Mitunter aber bekommt es die Polizei bei Nachbarschaftskonflikten auch mit skurrilen Dingen zu tun. So habe sich diesen Sommer jemand über seine Nachbarn beschwert, die immer nackt in ihrem Garten herumliefen, berichtet Schraut. "Die waren schon etwas betagter, also im Seniorenalter, und der Nachbar meinte, die würden das nur machen, um ihn zu ärgern."

Die 40 Gartenzwerge mussten weg

Auch Rechtsanwältin Oelke-Koch berichtete vor den Gartenfreunden von kuriosen Fällen. Etwa von jenem Nachbarn, der seine 40 Gartenzwerge vom Vordach entfernen musste, weil die gegen denkmalschutzrechtliche Vorschriften verstießen. Oder von dem Mann, der die Drohne seines Nachbarn abgeschossen hat, weil die immer über seinen Garten flog und die Kinder erschreckte. Aber egal, ob rüberwachsende Äste, Lärm von der quietschenden Schaukel oder Gestank vom Grill - Oelke-Koch sagt: "Ich verstehe, dass man ungute Gefühle gegen den Nachbarn hegt." Aber wenn man ihn anzeige, komme garantiert die Gegenanzeige. "Lassen Sie es einfach."
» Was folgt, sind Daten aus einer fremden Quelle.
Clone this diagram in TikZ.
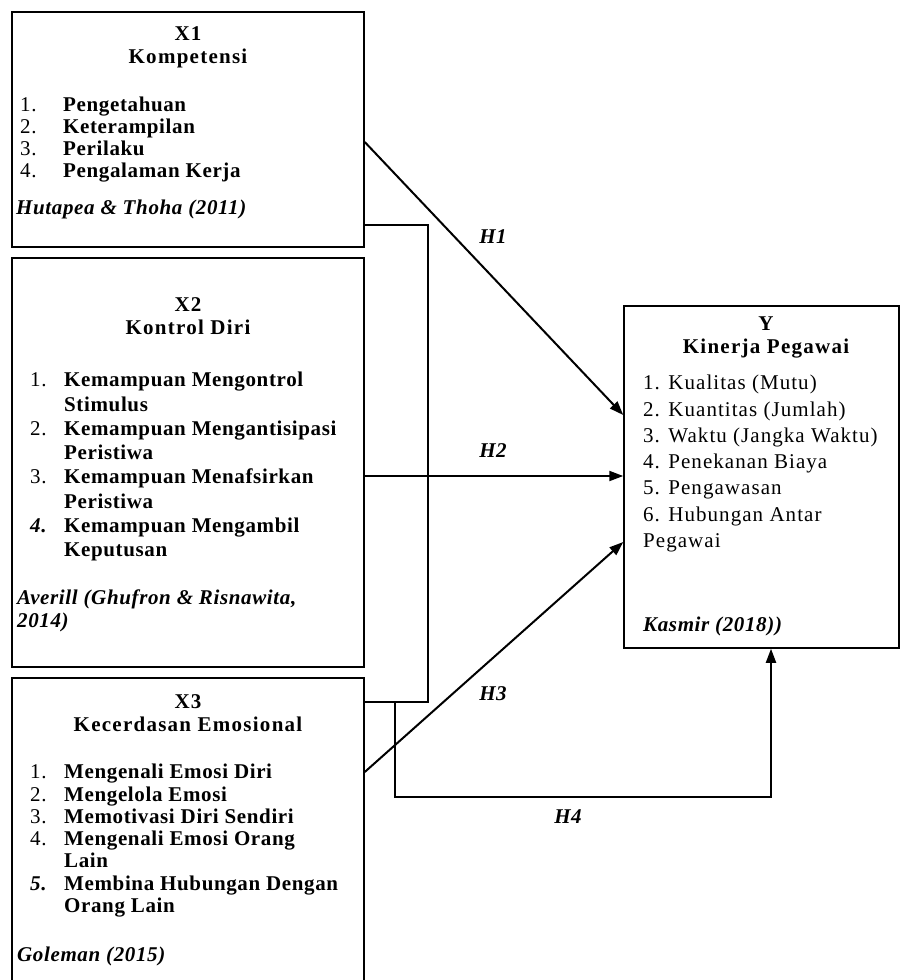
\documentclass[tikz,border=0pt]{standalone}
\usepackage{fontspec}
\setmainfont[LetterSpace=3]{Liberation Serif}
\usetikzlibrary{arrows.meta, calc}
\newcommand{\itemno}[2][34pt]{\makebox[#1][l]{\normalfont #2}}

\begin{document}
\begin{tikzpicture}[
        x=1pt, y=-1pt,
        font=\fontsize{21}{24}\selectfont,
        var/.style={draw, line width=1.5pt, inner sep=0pt, minimum width=352pt},
        head/.style={font=\bfseries\addfontfeature{LetterSpace=6}\fontsize{21}{23}\selectfont, align=center, inner sep=0pt, anchor=north},
        list/.style={font=\bfseries\fontsize{21}{#1}\selectfont, align=left, inner sep=0pt, anchor=north west},
        src/.style={font=\bfseries\itshape\fontsize{21}{23}\selectfont, align=left, inner sep=0pt, anchor=north west},
        rel/.style={-{Triangle[length=14pt,width=10pt]}, line width=2pt},
        bracket/.style={line width=1.5pt},
        hyp/.style={font=\bfseries\itshape\fontsize{21}{24}\selectfont, inner sep=0pt}
      ]
        \useasboundingbox (0,0) rectangle (901,980);
        \clip (0,0) rectangle (901,980);
        % variabel
        \node[var, minimum height=235pt] (x1) at (188,129.5) {};
        \node[var, minimum height=409pt] (x2) at (188,462.5) {};
        \node[var, minimum height=312pt] (x3) at (188,834) {};
        \node[var, minimum width=275pt, minimum height=342pt] (y) at (761.5,477) {};
        % isi X1
        \node[head] (x1head) at (188,26) {X1\\Kompetensi};
        \node[list=22pt] (x1list) at (20,97) {\itemno[43pt]{1.}Pengetahuan\\\itemno[43pt]{2.}Keterampilan\\\itemno[43pt]{3.}Perilaku\\\itemno[43pt]{4.}Pengalaman Kerja};
        \node[src] (x1src) at (16,200) {Hutapea \& Thoha (2011)};
        % isi X2
        \node[head] (x2head) at (188,297) {X2\\Kontrol Diri};
        \node[list=24.3pt] (x2list) at (30,372) {\itemno{1.}Kemampuan Mengontrol\\\hspace*{34pt}Stimulus\\\itemno{2.}Kemampuan Mengantisipasi\\\hspace*{34pt}Peristiwa\\\itemno{3.}Kemampuan Menafsirkan\\\hspace*{34pt}Peristiwa\\\itemno{\bfseries\itshape 4.}Kemampuan Mengambil\\\hspace*{34pt}Keputusan};
        \node[src] (x2src) at (17,590) {Averill (Ghufron \& Risnawita,\\2014)};
        % isi X3
        \node[head] (x3head) at (188,694) {X3\\Kecerdasan Emosional};
        \node[list=22.3pt] (x3list) at (30,764) {\itemno{1.}Mengenali Emosi Diri\\\itemno{2.}Mengelola Emosi\\\itemno{3.}Memotivasi Diri Sendiri\\\itemno{4.}Mengenali Emosi Orang\\\hspace*{34pt}Lain\\\itemno{\bfseries\itshape 5.}Membina Hubungan Dengan\\\hspace*{34pt}Orang Lain};
        \node[src] (x3src) at (17,947) {Goleman (2015)};
        % isi Y
        \node[head] (yhead) at (766,317) {Y\\Kinerja Pegawai};
        \node[list=26.3pt, font=\mdseries\addfontfeature{LetterSpace=5}\fontsize{21}{26.3}\selectfont] (ylist) at (643,375) {1. Kualitas (Mutu)\\2. Kuantitas (Jumlah)\\3. Waktu (Jangka Waktu)\\4. Penekanan Biaya\\5. Pengawasan\\6. Hubungan Antar\\Pegawai};
        \node[src] (ysrc) at (643,617) {Kasmir (2018))};
        % hubungan
        \coordinate (jt) at (428,225);
        \coordinate (jb) at (428,702);
        \coordinate (h4s) at (395,702);
        \coordinate (h4c) at (771,797);
        \draw[bracket] (x1.east |- jt) -- (jt) -- (jb) -- (x3.east |- jb);
        \draw[rel] (x1.east |- 0,142) -- (y.west |- 0,415);
        \draw[rel] (x2.east |- 0,476) -- (y.west |- 0,476);
        \draw[rel] (x3.east |- 0,772) -- (y.west |- 0,542);
        \draw[rel] (h4s) |- (h4c) -- (h4c |- y.south);
        \node[hyp] (h1) at (493,237) {H1};
        \node[hyp] (h2) at (493,451) {H2};
        \node[hyp] (h3) at (493,694) {H3};
        \node[hyp] (h4) at (568,817) {H4};
      \end{tikzpicture}
\end{document}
Zumal nach dem Bayerischen Schlichtungsgesetz bestimmte Nachbarschaftsstreitigkeiten, insbesondere um private Immissionen und den Grenzabstand von Pflanzen, nicht mehr direkt im streitigen Verfahren vor Gericht ausgetragen werden. Es muss zunächst ein außergerichtlicher Schlichtungsversuch unternommen werden. Die wichtigste Regel im Nachbarschaftsstreit sei die Einigung, so Oelke-Koch. Die habe absoluten Vorrang. Sie rät: "Sprechen Sie miteinander."